Sometime last week when I or rather my guest blogger posted an entry about the good and bad news of Brunei's B$15.9 billion GDP, someone emailed me a long question about the economy. I was quite intrigued by the question partly because there is an element of (economic) naive-ity, and there is also an element of politics in it. So I asked my guest blogger to look at the question and draft a short reply. A long reply is obvious but given the constraint of space, a short reply may have to suffice. The question and the answer and hopefully we all learn something from this:-
--- Question ---
I've looked at some Brunei stats a couple of years back, and found that the figures do not look as promising as they are, esp. with the GDP. Henceforth, I cant help but I want to email you if you can enlighten me on the economic situation in Brunei.
I'm not an economist, but I cant help coming to the "conclusion" that growth in GDP is not promising which may misled the public (??). As I dont have the BEB Vol.4 with me, I'm using my judgment based on the 2003 Statistical Yearbook. What I seem to derive from the figures was that huge chunk of the GDP were from the Mining industry (oil and gas) and community, social and personal services (which I understand are govt's activities). Now, doesnt that reflect the fact that our economy is still wholly driven by Govt's policies and the oil and gas industry? Additionally, FDI into Brunei up to 2000 were mainly from Netherlands and UK in the Mining industry (oil and gas, i presume). That's another indication of oil-injected funds into the country. Other than that, no prominent FDI emerged for other sectors.
Growth rate of 1.6% as per your entry... Is it right for me to say that besides the oil and gas (which drove GDP up), our economy is in fact a "deprived state"? The private sector is driven by Govt's projects and the oil and gas's downstream projects... It appears quite frightening that our private sector is not growing.. Am i right? Can you enlighten me on this matter? I'm interested on your thoughts, or your friend's who wrote that entry.
Just last week, my cousin asked me. Is Brunei a free market? I was left speechless. My answer was "it's a monarchical state". I was unable to elaborate further. Monarchy, yes, but from a political stand point. From the Economics dictionary, the state-run agencies would make Brunei sound like a communist country, yet again, it's not. But free competition is limited in the country. Maybe you can help me out here?
--- Answer ---
I would certainly caution you from concluding that "..growth in GDP is not promising.." for two reasons. First, because the future GDP is not determined by past data. Rather, it is determined by policies and the underlying economic dynamics (such as productivity). Second, because Brunei's "hinterlands" (ie, Indonesia, Singapore, Malaysia) are also experiencing slow growth. There is also an element of interdependence when it comes to growth -- especially in this globalised world.
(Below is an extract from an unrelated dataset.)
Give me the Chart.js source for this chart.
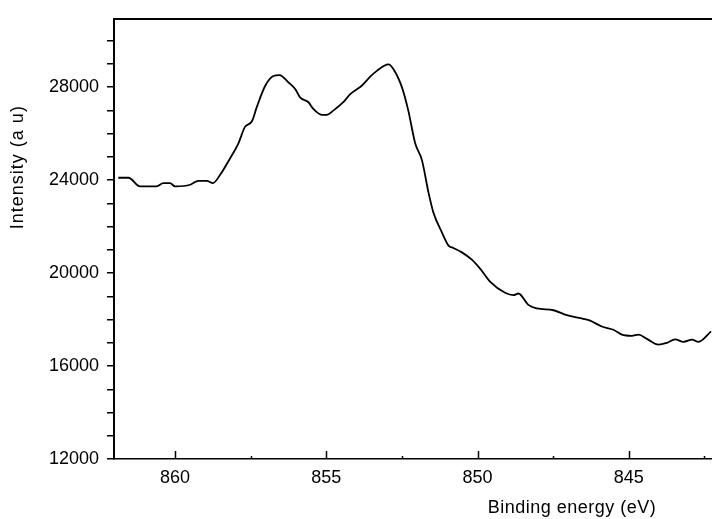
<!DOCTYPE html>
<html><head><meta charset="utf-8">
<script src="https://cdn.jsdelivr.net/npm/chart.js@4/dist/chart.umd.min.js"></script>
<style>html,body{margin:0;padding:0;background:#fff}#wrap{width:712px;height:519px}</style>
</head><body><div id="wrap"><canvas id="c" width="712" height="519"></canvas></div>
<script>
const bindingEnergy = [861.88, 861.54, 861.16, 860.61, 860.39, 860.17, 860.00, 859.50, 859.23, 858.95, 858.75, 858.51, 858.18, 857.91, 857.69, 857.46, 857.30, 857.02, 856.75, 856.55, 856.25, 856.03, 855.87, 855.59, 855.43, 855.15, 854.98, 854.77, 854.44, 854.21, 853.83, 853.55, 853.33, 852.95, 852.78, 852.50, 852.29, 852.06, 851.84, 851.62, 851.46, 851.18, 850.96, 850.80, 850.52, 850.19, 849.91, 849.58, 849.09, 848.81, 848.65, 848.32, 848.04, 847.49, 847.05, 846.50, 846.28, 845.89, 845.51, 845.23, 844.90, 844.68, 844.40, 844.02, 843.74, 843.47, 843.19, 842.91, 842.70, 842.28];
const intensity = [24100, 24100, 23730, 23730, 23870, 23870, 23730, 23800, 23970, 23970, 23870, 24230, 24940, 25570, 26290, 26530, 27140, 28060, 28480, 28520, 28200, 27920, 27560, 27350, 27060, 26810, 26810, 26990, 27350, 27700, 28060, 28450, 28700, 28980, 28770, 27990, 26990, 25570, 24860, 23450, 22600, 21750, 21180, 21080, 20890, 20580, 20180, 19620, 19150, 19050, 19120, 18630, 18480, 18400, 18190, 18030, 17950, 17700, 17560, 17350, 17300, 17350, 17170, 16920, 17000, 17150, 17040, 17140, 17040, 17490];
const xMajorTicks = [860, 855, 850, 845];
const xMinorTicks = [857.5, 852.5, 847.5, 842.5];
const yMajorTicks = [12000, 16000, 20000, 24000, 28000];
const yAllTicks = [12000, 13000, 14000, 15000, 16000, 17000, 18000, 19000, 20000, 21000, 22000, 23000, 24000, 25000, 26000, 27000, 28000, 29000, 30000];
const xTitle = 'Binding energy (eV)';
const yTitle = 'Intensity (a u)';

const FONT = '"Liberation Sans", Arial, Helvetica, sans-serif';

const points = bindingEnergy.map((e, i) => ({x: e, y: intensity[i]}));

const framePlugin = {
  id: 'framePlugin',
  afterDraw(chart) {
    const {ctx, chartArea: a, scales: {x}} = chart;
    ctx.save();
    ctx.strokeStyle = '#000';
    ctx.lineWidth = 1.5;
    const drawTick = (v, len) => {
      const px = Math.round(x.getPixelForValue(v)) + 0.5;
      ctx.beginPath();
      ctx.moveTo(px, a.bottom);
      ctx.lineTo(px, a.bottom - len);
      ctx.stroke();
    };
    xMajorTicks.forEach(v => drawTick(v, 8));
    xMinorTicks.forEach(v => drawTick(v, 3));
    ctx.fillStyle = '#000';
    ctx.font = '18px ' + FONT;
    ctx.textAlign = 'center';
    ctx.textBaseline = 'middle';
    ctx.letterSpacing = '0.5px';
    ctx.fillText(xTitle, a.left + (a.right - a.left) * 0.766, a.bottom + 49);
    ctx.translate(18, a.top + (a.bottom - a.top) * 0.337);
    ctx.rotate(-Math.PI / 2);
    ctx.letterSpacing = '1px';
    ctx.fillText(yTitle, 0, 0);
    ctx.restore();
  }
};

new Chart(document.getElementById('c'), {
  type: 'line',
  data: {
    datasets: [{
      data: points,
      borderColor: '#000',
      borderWidth: 1.8,
      pointRadius: 0,
      fill: false,
      cubicInterpolationMode: 'monotone'
    }]
  },
  options: {
    responsive: false,
    animation: false,
    layout: {padding: 0},
    plugins: {legend: {display: false}, tooltip: {enabled: false}},
    scales: {
      x: {
        type: 'linear',
        position: 'bottom',
        reverse: true,
        min: 842.25,
        max: 862.02,
        afterFit: s => { s.height = 60; },
        afterBuildTicks: s => { s.ticks = xMajorTicks.map(v => ({value: v})); },
        grid: {display: false, drawTicks: false},
        border: {display: true, color: '#000', width: 1.5},
        ticks: {
          padding: 8,
          maxRotation: 0,
          autoSkip: false,
          color: '#000',
          font: {size: 18, family: FONT},
          callback: v => String(v)
        }
      },
      xTop: {
        type: 'linear',
        position: 'top',
        afterFit: s => { s.height = 14; },
        grid: {display: false, drawTicks: false},
        border: {display: true, color: '#000', width: 2},
        ticks: {display: false}
      },
      y: {
        type: 'linear',
        position: 'left',
        min: 12000,
        max: 30940,
        afterFit: s => { s.width = 114; },
        afterBuildTicks: s => { s.ticks = yAllTicks.map(v => ({value: v})); },
        grid: {display: true, drawOnChartArea: false, drawTicks: true, tickLength: 7, color: '#000', lineWidth: 1.5},
        border: {display: true, color: '#000', width: 2},
        ticks: {
          padding: 8,
          autoSkip: false,
          color: '#000',
          font: {size: 18, family: FONT},
          callback: v => yMajorTicks.includes(v) ? String(v) : ''
        }
      }
    }
  },
  plugins: [framePlugin]
});
</script>
</body></html>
Your observation that Brunei economy is oil dependent is correct. And for various reasons, Brunei has not been able to move (decisively) away from oil. Although the oil sector now "only" accounts for around 55-60% of the economy (down from around 75% in the last 20 years), the non-oil economy is pretty much a "derivative" of government activities (which are essentially funded by oil receipts). The government budget remains the main (and only) vehicle driving Brunei's economy. So, when the fiscal pump-priming weakened, the economy got weakened too. This is what happened between 2000-2005 when many development projects were not implemented or seriously delayed.
Your question as to why private sector has not grown is a big one. There is no simple answer to that. Partly, it is due to the lack of so-called "scale economies". (Brunei is very small in terms of population, hence its domestic demand). And partly is due institutional reasons.
On the "free market" thing, I wonder how much "free market" can we have when the size of our domestic demand is very small. We can ask ourselves a question: how many companies would be interested to enter a market with only around 100 thousand households? And when there is only few companies "daring" to operate in such small market, wouldn't it be natural to expect that the outcome is "oligopolistic market"?
However, if your question refers to: whether there are "barriers to entry" (be they formal or informal) such that businesses people are free to compete in Brunei market, then the answer may be different. But I personally think there is no formal barrier to entry in Brunei's market.